_Task requirements:_
Output the lines below exactly, please, from the first line until the line with "const blue = blueT.map((t, i)", counting both.

_Information shown:_
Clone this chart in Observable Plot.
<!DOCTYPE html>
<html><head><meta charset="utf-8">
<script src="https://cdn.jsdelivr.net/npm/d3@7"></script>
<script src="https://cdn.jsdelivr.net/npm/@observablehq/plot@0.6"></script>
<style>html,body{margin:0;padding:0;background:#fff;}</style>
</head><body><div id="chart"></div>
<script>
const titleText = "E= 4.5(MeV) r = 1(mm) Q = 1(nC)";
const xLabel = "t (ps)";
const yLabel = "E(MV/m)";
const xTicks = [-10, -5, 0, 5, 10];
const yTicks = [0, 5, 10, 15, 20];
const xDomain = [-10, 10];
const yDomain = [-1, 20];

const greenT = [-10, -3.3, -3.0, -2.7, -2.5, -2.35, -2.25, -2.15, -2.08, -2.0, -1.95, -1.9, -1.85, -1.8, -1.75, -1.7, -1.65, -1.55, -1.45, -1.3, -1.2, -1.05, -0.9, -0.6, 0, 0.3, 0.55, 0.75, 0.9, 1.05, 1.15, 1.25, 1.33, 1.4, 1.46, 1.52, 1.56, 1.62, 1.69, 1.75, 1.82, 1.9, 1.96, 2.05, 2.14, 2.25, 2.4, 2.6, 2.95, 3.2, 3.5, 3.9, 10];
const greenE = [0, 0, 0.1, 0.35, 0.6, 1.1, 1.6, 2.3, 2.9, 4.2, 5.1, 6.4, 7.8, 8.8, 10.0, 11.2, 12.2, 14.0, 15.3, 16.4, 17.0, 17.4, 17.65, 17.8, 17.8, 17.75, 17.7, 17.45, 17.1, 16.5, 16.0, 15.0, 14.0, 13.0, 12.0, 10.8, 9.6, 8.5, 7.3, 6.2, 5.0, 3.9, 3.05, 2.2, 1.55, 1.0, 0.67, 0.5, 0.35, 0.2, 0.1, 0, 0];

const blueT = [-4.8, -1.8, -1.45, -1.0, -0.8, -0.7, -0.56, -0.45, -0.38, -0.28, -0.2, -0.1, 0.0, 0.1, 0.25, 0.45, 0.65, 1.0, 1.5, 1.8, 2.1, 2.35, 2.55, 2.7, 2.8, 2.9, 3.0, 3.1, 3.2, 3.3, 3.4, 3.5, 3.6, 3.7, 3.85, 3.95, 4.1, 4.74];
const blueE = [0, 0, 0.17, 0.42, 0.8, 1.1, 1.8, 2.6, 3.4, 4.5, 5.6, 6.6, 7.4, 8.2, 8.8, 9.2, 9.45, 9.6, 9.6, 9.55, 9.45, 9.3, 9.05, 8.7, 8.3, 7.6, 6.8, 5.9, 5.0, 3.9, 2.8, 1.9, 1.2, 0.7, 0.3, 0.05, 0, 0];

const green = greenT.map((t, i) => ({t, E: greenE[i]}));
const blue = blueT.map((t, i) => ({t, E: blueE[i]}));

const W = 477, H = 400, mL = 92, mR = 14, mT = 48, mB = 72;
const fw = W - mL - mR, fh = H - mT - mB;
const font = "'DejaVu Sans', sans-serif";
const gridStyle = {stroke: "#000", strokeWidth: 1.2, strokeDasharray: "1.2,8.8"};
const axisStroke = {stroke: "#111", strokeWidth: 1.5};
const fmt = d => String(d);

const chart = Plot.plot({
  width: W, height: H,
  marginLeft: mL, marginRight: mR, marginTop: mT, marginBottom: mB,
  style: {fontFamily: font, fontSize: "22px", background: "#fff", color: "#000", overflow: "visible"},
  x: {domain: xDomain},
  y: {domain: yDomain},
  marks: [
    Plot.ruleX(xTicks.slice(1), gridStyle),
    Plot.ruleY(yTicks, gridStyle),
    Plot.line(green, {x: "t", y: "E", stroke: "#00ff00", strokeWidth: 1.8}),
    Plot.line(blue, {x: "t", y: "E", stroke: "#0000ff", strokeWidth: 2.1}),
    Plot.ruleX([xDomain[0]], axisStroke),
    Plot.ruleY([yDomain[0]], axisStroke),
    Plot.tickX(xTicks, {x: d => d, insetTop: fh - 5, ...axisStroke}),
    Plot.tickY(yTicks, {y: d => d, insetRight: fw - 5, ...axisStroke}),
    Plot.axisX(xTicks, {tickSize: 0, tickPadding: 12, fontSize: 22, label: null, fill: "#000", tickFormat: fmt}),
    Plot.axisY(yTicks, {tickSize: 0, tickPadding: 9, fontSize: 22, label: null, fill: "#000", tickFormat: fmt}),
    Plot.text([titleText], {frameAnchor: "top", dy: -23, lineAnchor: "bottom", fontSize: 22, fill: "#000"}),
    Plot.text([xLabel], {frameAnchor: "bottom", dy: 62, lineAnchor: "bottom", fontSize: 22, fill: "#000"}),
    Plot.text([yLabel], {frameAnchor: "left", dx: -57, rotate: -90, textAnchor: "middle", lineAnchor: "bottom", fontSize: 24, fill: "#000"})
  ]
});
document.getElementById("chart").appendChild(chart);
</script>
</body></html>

_Response to this exercise:_
Clone this chart in Observable Plot.
<!DOCTYPE html>
<html><head><meta charset="utf-8">
<script src="https://cdn.jsdelivr.net/npm/d3@7"></script>
<script src="https://cdn.jsdelivr.net/npm/@observablehq/plot@0.6"></script>
<style>html,body{margin:0;padding:0;background:#fff;}</style>
</head><body><div id="chart"></div>
<script>
const titleText = "E= 4.5(MeV) r = 1(mm) Q = 1(nC)";
const xLabel = "t (ps)";
const yLabel = "E(MV/m)";
const xTicks = [-10, -5, 0, 5, 10];
const yTicks = [0, 5, 10, 15, 20];
const xDomain = [-10, 10];
const yDomain = [-1, 20];

const greenT = [-10, -3.3, -3.0, -2.7, -2.5, -2.35, -2.25, -2.15, -2.08, -2.0, -1.95, -1.9, -1.85, -1.8, -1.75, -1.7, -1.65, -1.55, -1.45, -1.3, -1.2, -1.05, -0.9, -0.6, 0, 0.3, 0.55, 0.75, 0.9, 1.05, 1.15, 1.25, 1.33, 1.4, 1.46, 1.52, 1.56, 1.62, 1.69, 1.75, 1.82, 1.9, 1.96, 2.05, 2.14, 2.25, 2.4, 2.6, 2.95, 3.2, 3.5, 3.9, 10];
const greenE = [0, 0, 0.1, 0.35, 0.6, 1.1, 1.6, 2.3, 2.9, 4.2, 5.1, 6.4, 7.8, 8.8, 10.0, 11.2, 12.2, 14.0, 15.3, 16.4, 17.0, 17.4, 17.65, 17.8, 17.8, 17.75, 17.7, 17.45, 17.1, 16.5, 16.0, 15.0, 14.0, 13.0, 12.0, 10.8, 9.6, 8.5, 7.3, 6.2, 5.0, 3.9, 3.05, 2.2, 1.55, 1.0, 0.67, 0.5, 0.35, 0.2, 0.1, 0, 0];

const blueT = [-4.8, -1.8, -1.45, -1.0, -0.8, -0.7, -0.56, -0.45, -0.38, -0.28, -0.2, -0.1, 0.0, 0.1, 0.25, 0.45, 0.65, 1.0, 1.5, 1.8, 2.1, 2.35, 2.55, 2.7, 2.8, 2.9, 3.0, 3.1, 3.2, 3.3, 3.4, 3.5, 3.6, 3.7, 3.85, 3.95, 4.1, 4.74];
const blueE = [0, 0, 0.17, 0.42, 0.8, 1.1, 1.8, 2.6, 3.4, 4.5, 5.6, 6.6, 7.4, 8.2, 8.8, 9.2, 9.45, 9.6, 9.6, 9.55, 9.45, 9.3, 9.05, 8.7, 8.3, 7.6, 6.8, 5.9, 5.0, 3.9, 2.8, 1.9, 1.2, 0.7, 0.3, 0.05, 0, 0];

const green = greenT.map((t, i) => ({t, E: greenE[i]}));
const blue = blueT.map((t, i) => ({t, E: blueE[i]}));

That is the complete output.